# Written request
Find and copy every line in the records that includes the string "matplotlib".

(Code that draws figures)
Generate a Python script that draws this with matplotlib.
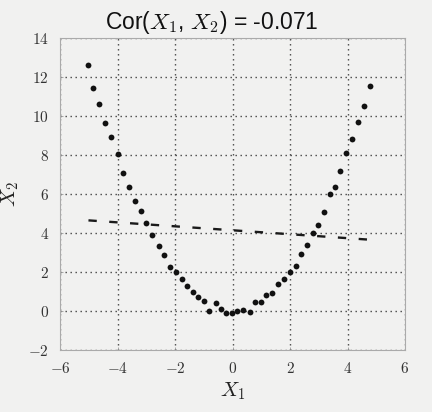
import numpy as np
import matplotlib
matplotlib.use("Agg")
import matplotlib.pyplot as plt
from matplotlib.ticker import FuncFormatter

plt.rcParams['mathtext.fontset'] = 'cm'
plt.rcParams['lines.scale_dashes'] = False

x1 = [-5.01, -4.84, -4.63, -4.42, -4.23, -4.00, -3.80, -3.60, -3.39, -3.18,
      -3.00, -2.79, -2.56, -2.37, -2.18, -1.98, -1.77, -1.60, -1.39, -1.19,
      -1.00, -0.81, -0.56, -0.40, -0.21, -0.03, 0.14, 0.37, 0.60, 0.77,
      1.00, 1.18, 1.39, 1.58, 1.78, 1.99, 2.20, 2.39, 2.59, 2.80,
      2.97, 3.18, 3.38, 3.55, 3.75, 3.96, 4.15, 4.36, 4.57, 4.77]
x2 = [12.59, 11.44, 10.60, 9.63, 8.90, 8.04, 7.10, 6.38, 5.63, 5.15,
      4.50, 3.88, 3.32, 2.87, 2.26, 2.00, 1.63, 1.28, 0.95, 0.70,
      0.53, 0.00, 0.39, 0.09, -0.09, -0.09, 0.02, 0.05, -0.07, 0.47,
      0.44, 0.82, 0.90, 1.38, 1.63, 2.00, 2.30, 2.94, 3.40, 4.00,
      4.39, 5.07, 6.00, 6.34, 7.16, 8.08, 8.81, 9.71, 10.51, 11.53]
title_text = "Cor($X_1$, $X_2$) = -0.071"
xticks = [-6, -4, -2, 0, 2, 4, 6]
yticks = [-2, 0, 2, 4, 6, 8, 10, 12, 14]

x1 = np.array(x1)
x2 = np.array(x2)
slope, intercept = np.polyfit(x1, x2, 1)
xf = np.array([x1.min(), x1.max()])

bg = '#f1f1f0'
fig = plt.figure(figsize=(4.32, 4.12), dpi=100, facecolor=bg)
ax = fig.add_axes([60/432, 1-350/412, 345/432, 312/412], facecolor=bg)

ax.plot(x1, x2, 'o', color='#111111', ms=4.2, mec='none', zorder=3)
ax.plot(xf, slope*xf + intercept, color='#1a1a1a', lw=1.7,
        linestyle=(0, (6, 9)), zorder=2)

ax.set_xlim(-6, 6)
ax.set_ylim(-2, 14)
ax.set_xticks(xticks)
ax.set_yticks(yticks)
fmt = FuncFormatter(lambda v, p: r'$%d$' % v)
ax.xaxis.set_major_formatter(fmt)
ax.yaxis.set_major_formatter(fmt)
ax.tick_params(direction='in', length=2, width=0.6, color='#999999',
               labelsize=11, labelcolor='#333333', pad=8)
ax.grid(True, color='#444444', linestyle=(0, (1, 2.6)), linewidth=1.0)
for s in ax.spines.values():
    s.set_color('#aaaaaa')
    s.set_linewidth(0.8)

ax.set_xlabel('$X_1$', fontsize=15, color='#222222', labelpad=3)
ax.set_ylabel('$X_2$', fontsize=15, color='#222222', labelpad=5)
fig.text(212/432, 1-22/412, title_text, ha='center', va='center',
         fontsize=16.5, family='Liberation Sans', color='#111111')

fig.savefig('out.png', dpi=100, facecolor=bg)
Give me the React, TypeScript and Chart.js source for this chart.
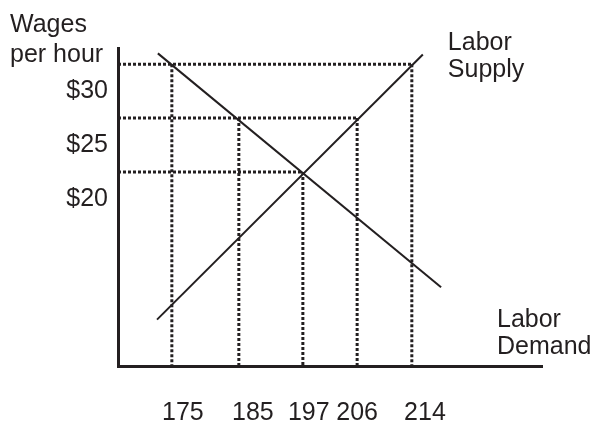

# Output for this task
Generate a Python script that draws this with matplotlib.
import matplotlib
matplotlib.use("Agg")
import matplotlib.pyplot as plt
from matplotlib.ticker import FuncFormatter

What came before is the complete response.